■ **TO DO**
Everything from the line with "Emit a LaTeX" down to the line with "(0,0) rectangle (800,576);" below must be printed exactly, those two lines included. Exclude pictures.

++++ DATA FOR PROCESSING ++++

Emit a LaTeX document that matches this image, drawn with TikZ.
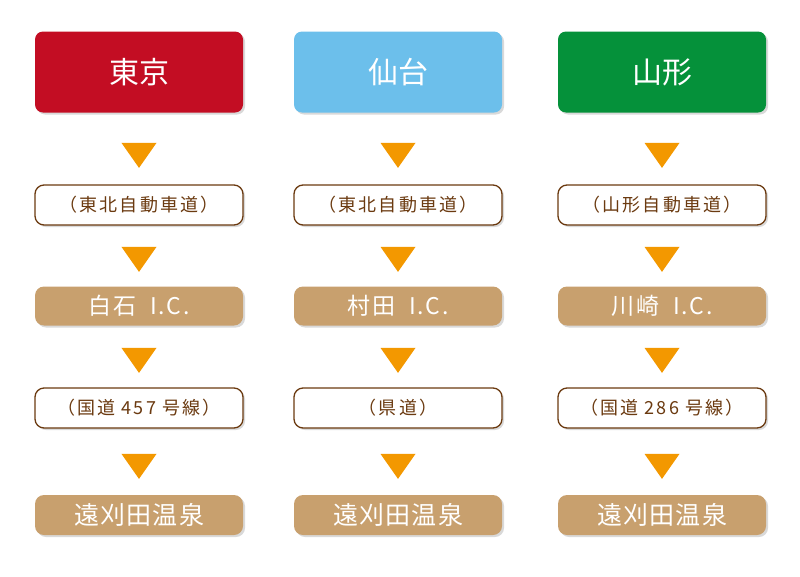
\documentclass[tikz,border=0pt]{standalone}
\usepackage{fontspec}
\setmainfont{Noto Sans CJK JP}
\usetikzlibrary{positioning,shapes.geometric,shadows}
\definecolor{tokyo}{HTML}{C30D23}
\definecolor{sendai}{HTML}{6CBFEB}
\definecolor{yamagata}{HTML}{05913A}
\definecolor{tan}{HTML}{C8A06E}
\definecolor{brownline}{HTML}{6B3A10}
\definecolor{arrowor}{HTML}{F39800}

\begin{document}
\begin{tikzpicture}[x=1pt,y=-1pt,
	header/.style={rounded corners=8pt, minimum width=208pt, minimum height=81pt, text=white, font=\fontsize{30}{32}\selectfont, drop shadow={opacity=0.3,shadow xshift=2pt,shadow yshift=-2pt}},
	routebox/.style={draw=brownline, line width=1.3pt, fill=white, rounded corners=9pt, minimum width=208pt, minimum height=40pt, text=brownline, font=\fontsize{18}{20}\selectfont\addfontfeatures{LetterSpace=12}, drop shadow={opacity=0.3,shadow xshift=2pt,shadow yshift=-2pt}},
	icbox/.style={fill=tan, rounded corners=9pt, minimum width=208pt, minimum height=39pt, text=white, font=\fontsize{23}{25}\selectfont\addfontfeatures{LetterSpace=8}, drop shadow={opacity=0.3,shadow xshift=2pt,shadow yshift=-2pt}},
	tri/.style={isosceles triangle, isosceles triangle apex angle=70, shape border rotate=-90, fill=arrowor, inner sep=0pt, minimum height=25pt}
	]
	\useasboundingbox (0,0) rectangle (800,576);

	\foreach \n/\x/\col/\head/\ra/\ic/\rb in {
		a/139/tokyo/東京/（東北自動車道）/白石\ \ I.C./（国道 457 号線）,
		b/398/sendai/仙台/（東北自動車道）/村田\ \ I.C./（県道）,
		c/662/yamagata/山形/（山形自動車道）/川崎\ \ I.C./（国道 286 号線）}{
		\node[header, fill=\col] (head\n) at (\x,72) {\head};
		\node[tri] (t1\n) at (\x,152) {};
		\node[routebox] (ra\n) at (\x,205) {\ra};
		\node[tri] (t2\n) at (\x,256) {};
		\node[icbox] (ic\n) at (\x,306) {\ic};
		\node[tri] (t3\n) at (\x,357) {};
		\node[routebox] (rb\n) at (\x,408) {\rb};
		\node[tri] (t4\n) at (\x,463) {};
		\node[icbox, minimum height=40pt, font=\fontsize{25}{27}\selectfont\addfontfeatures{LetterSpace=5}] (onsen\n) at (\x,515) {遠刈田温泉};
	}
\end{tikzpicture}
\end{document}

++++
++++ DATA FOR PROCESSING ++++

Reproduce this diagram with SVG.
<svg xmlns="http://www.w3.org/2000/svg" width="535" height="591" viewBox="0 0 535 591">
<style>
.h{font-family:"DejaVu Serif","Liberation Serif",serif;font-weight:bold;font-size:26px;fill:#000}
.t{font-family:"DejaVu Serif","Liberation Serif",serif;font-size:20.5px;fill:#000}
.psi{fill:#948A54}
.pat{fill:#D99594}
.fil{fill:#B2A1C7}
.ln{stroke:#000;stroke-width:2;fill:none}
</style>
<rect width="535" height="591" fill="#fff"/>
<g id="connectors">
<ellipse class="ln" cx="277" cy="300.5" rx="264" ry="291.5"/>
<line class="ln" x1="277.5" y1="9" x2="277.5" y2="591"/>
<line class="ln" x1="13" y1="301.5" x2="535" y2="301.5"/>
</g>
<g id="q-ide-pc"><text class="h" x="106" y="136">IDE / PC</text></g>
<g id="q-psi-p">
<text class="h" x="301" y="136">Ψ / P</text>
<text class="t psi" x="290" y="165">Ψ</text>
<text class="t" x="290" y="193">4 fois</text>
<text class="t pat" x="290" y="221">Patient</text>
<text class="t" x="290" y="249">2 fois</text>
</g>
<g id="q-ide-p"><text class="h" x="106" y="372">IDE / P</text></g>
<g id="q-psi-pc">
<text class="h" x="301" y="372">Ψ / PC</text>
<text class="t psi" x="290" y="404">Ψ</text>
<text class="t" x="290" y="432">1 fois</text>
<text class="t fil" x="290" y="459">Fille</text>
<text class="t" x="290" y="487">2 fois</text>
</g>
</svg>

++++

■ **THE REPLY**
Emit a LaTeX document that matches this image, drawn with TikZ.
\documentclass[tikz,border=0pt]{standalone}
\usepackage{fontspec}
\setmainfont{Noto Sans CJK JP}
\usetikzlibrary{positioning,shapes.geometric,shadows}
\definecolor{tokyo}{HTML}{C30D23}
\definecolor{sendai}{HTML}{6CBFEB}
\definecolor{yamagata}{HTML}{05913A}
\definecolor{tan}{HTML}{C8A06E}
\definecolor{brownline}{HTML}{6B3A10}
\definecolor{arrowor}{HTML}{F39800}

\begin{document}
\begin{tikzpicture}[x=1pt,y=-1pt,
	header/.style={rounded corners=8pt, minimum width=208pt, minimum height=81pt, text=white, font=\fontsize{30}{32}\selectfont, drop shadow={opacity=0.3,shadow xshift=2pt,shadow yshift=-2pt}},
	routebox/.style={draw=brownline, line width=1.3pt, fill=white, rounded corners=9pt, minimum width=208pt, minimum height=40pt, text=brownline, font=\fontsize{18}{20}\selectfont\addfontfeatures{LetterSpace=12}, drop shadow={opacity=0.3,shadow xshift=2pt,shadow yshift=-2pt}},
	icbox/.style={fill=tan, rounded corners=9pt, minimum width=208pt, minimum height=39pt, text=white, font=\fontsize{23}{25}\selectfont\addfontfeatures{LetterSpace=8}, drop shadow={opacity=0.3,shadow xshift=2pt,shadow yshift=-2pt}},
	tri/.style={isosceles triangle, isosceles triangle apex angle=70, shape border rotate=-90, fill=arrowor, inner sep=0pt, minimum height=25pt}
	]
	\useasboundingbox (0,0) rectangle (800,576);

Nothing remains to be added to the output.